Dr. Michael Waring Integrates Indoor Air Pollution Research with STEM Education
April 15, 2011 Dr. Michael Waring, assistant professor of civil architectural and environmental engineering, is investigating indoor air quality to improve human health while integrating it with his career goal of increasing Science, Technology, Engineering and Mathematics (STEM) education in the community. Waring will take on the unique approach of integrating the air quality research with a curriculum beginning this month.
The project will launch with Waring leading a team of undergraduate, graduate and high school students in research that will examine Secondary Organic Aerosol (SOA) formation. SOA is airborne particulate matter that forms indoors from ozone reactions with terpenoids, or organic chemicals, emitted by consumer products. The team will analyze how size-distributions of SOA evolve in time over a range of indoor environmental parameters that include the building air exchange rate, temperature and humidity, as well as the magnitude of SOA exposure for Americans. Exposure to particulate matter has been linked to asthma and other inhalation issues.

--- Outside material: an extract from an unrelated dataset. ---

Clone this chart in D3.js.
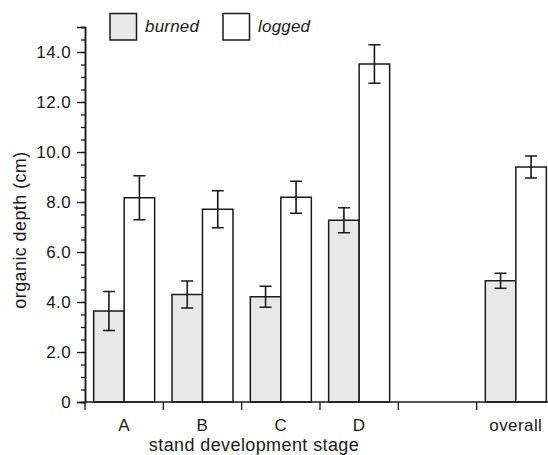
<!DOCTYPE html>
<html>
<head>
<meta charset="utf-8">
<script src="https://cdn.jsdelivr.net/npm/d3@7"></script>
<style>
  body { margin: 0; background: #fff; }
  text { font-family: "Liberation Sans", Arial, Helvetica, sans-serif; fill: #1a1a1a; }
</style>
</head>
<body>
<div id="chart"></div>
<script>
// data
var stages = ["A", "B", "C", "D", "gap", "overall"];
var stageLabels = ["A", "B", "C", "D", "", "overall"];
var burned = [3.64, 4.30, 4.21, 7.27, null, 4.85];
var burnedErr = [0.78, 0.54, 0.42, 0.50, null, 0.30];
var logged = [8.17, 7.71, 8.19, 13.52, null, 9.40];
var loggedErr = [0.88, 0.74, 0.64, 0.77, null, 0.44];
var yTicks = [0, 2, 4, 6, 8, 10, 12, 14];
var series = ["burned", "logged"];
var fills = {burned: "#e8e8e8", logged: "#ffffff"};

var width = 548, height = 455;
var ink = "#1a1a1a";

var svg = d3.select("#chart")
  .append("svg")
    .attr("width", width)
    .attr("height", height);

var x = d3.scaleBand()
  .domain(stages)
  .range([85, 85 + 6 * 78.33]);

var y = d3.scaleLinear()
  .domain([0, 15])
  .range([402, 27]);

var inner = d3.scaleBand()
  .domain(series)
  .range([0, 61]);
var off = (x.bandwidth() - 61) / 2;

// rows for bars
var rows = [];
stages.forEach(function(s, i) {
  if (burned[i] == null) return;
  rows.push({stage: s, key: "burned", v: burned[i], e: burnedErr[i]});
  rows.push({stage: s, key: "logged", v: logged[i], e: loggedErr[i]});
});

// bars
svg.append("g").selectAll("rect")
  .data(rows)
  .enter().append("rect")
    .attr("x", function(d) { return x(d.stage) + off + inner(d.key); })
    .attr("y", function(d) { return y(d.v); })
    .attr("width", inner.bandwidth())
    .attr("height", function(d) { return y(0) - y(d.v); })
    .attr("fill", function(d) { return fills[d.key]; })
    .attr("stroke", ink)
    .attr("stroke-width", 1.5);

// error bars
var eb = svg.append("g").attr("stroke", ink).attr("stroke-width", 1.6).attr("fill", "none");
rows.forEach(function(d) {
  var cx = x(d.stage) + off + inner(d.key) + inner.bandwidth() / 2;
  var path = d3.path();
  path.moveTo(cx, y(d.v + d.e)); path.lineTo(cx, y(d.v - d.e));
  path.moveTo(cx - 6, y(d.v + d.e)); path.lineTo(cx + 6, y(d.v + d.e));
  path.moveTo(cx - 6, y(d.v - d.e)); path.lineTo(cx + 6, y(d.v - d.e));
  eb.append("path").attr("d", path.toString());
});

// y axis: minor ticks then major ticks with labels
var yAxisG = svg.append("g").attr("transform", "translate(85,0)");
yAxisG.call(d3.axisLeft(y).tickValues(d3.range(0, 15.01, 0.5)).tickSize(4).tickFormat(""));
yAxisG.append("g").call(d3.axisLeft(y)
  .tickValues(yTicks)
  .tickSize(8)
  .tickPadding(6)
  .tickFormat(function(d) { return d === 0 ? "0" : d3.format(".1f")(d); }));
yAxisG.selectAll("path.domain").attr("stroke", ink).attr("stroke-width", 1.5);
yAxisG.selectAll(".tick line").attr("stroke", ink).attr("stroke-width", 1.3);
yAxisG.selectAll(".tick text")
  .style("font-size", "17px")
  .style("letter-spacing", "0.4px")
  .style("font-family", "'Liberation Sans', Arial, sans-serif")
  .attr("fill", ink);

// x axis: boundary ticks and centred labels
var xAxisG = svg.append("g").attr("transform", "translate(0,402)");
xAxisG.append("line")
  .attr("x1", 85).attr("x2", x.range()[1])
  .attr("stroke", ink).attr("stroke-width", 1.5);
xAxisG.selectAll("line.bt")
  .data(stages)
  .enter().append("line")
    .attr("class", "bt")
    .attr("x1", function(d) { return x(d); })
    .attr("x2", function(d) { return x(d); })
    .attr("y1", 0).attr("y2", 8)
    .attr("stroke", ink).attr("stroke-width", 1.3);
xAxisG.selectAll("text")
  .data(stages)
  .enter().append("text")
    .attr("x", function(d) { return x(d) + x.bandwidth() / 2; })
    .attr("y", 28.5)
    .attr("text-anchor", "middle")
    .style("font-size", "17px")
    .style("letter-spacing", "0.4px")
    .text(function(d, i) { return stageLabels[i]; });

// axis titles
svg.append("text")
  .attr("x", 254)
  .attr("y", 451)
  .attr("text-anchor", "middle")
  .style("font-size", "18px")
  .style("letter-spacing", "0.4px")
  .text("stand development stage");

svg.append("text")
  .attr("transform", "translate(26,230) rotate(-90)")
  .attr("text-anchor", "middle")
  .style("font-size", "18px")
  .style("letter-spacing", "0.4px")
  .text("organic depth (cm)");

// legend
var legendX = [110, 223];
var legend = svg.append("g");
series.forEach(function(s, i) {
  legend.append("rect")
    .attr("x", legendX[i]).attr("y", 13.5)
    .attr("width", 26.5).attr("height", 26.5)
    .attr("fill", fills[s])
    .attr("stroke", ink).attr("stroke-width", 1.5);
  legend.append("text")
    .attr("x", legendX[i] + 35).attr("y", 32)
    .style("font-size", "17px")
    .style("letter-spacing", "0.2px")
    .style("font-style", "italic")
    .text(s);
});
</script>
</body>
</html>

“The link between energy use and indoor air quality is a pressing problem in developing high performance buildings and we want to be sure we’re not impacting the health of building occupants negatively as we reduce our energy use,” said Waring.
Waring will lead the investigation of SOA formation by using small chamber systems in Drexel’s Environmental Engineering Laboratory and with real field studies in the future. By exploring the chemistry and physics of indoor particle formation, the team will be able to develop a model that will predict SOA formation. The model will be applied to calculate the SOA exposure for people under varying conditions in indoor environments. In Waring’s classes, students will assess air pollution control methods in their own homes and help build a comprehensive online resource for indoor air quality education and research. Outreach activities will involve Waring’s team of students delivering the indoor air-related projects into community schools to K-12 students to encourage STEM education.
The research is funded by Waring’s five-year CAREER award from the National Science Foundation of $402,498. Waring’s work will yield scientific data that will facilitate manufacturing and policy decisions that could result in safer consumer products and recommendations for product use.